··· DATA BLOCK
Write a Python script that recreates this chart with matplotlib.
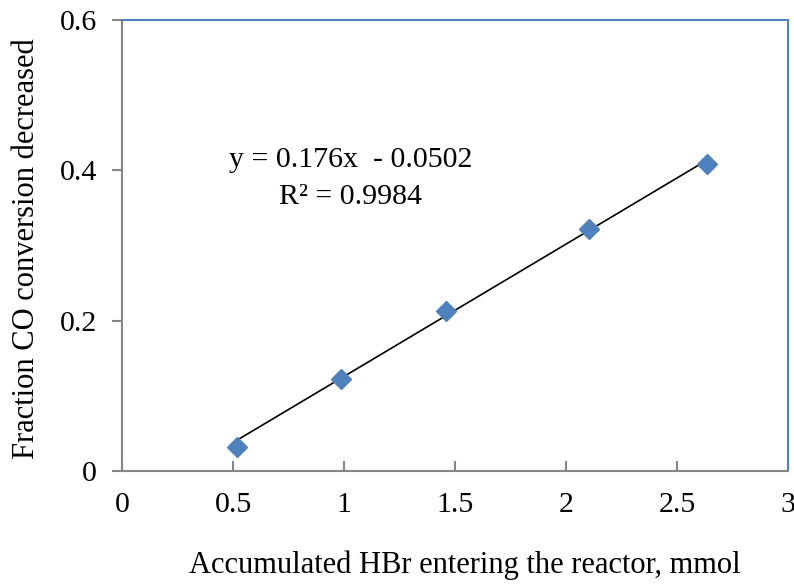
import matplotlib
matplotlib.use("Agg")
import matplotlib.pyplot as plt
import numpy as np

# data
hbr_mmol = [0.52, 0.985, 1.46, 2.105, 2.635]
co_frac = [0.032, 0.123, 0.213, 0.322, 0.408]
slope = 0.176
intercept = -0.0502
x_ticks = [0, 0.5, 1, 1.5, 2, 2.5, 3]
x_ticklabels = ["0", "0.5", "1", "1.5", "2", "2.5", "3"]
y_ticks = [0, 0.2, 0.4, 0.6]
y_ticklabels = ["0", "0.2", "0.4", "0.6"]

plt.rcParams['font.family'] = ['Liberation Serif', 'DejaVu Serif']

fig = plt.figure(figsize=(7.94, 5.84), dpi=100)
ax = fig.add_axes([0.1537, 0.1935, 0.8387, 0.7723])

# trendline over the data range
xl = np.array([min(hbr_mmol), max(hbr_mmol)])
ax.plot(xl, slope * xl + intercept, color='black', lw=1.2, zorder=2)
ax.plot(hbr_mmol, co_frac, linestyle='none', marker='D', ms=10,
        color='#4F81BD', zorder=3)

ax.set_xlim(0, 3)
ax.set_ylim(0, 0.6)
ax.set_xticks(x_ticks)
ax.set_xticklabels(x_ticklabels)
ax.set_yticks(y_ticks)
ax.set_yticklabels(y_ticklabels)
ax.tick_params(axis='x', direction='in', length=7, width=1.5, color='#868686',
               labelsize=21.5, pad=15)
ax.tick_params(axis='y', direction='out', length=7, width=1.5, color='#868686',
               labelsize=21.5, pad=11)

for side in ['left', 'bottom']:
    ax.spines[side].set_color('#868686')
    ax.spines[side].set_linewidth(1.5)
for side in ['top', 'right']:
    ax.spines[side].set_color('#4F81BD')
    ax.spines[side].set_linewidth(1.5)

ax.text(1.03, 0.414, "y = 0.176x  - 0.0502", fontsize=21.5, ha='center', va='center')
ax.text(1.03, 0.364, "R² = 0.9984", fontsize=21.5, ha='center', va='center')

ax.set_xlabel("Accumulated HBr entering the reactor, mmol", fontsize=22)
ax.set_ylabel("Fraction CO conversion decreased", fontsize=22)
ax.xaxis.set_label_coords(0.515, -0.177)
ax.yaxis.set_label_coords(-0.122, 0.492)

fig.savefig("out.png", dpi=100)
······
# TASK TO COMPLETE
Leave the pictures out and reproduce exactly the lines from the top of the listing above through the line with "import numpy as np".

# FINAL ANSWER
Write a Python script that recreates this chart with matplotlib.
import matplotlib
matplotlib.use("Agg")
import matplotlib.pyplot as plt
import numpy as np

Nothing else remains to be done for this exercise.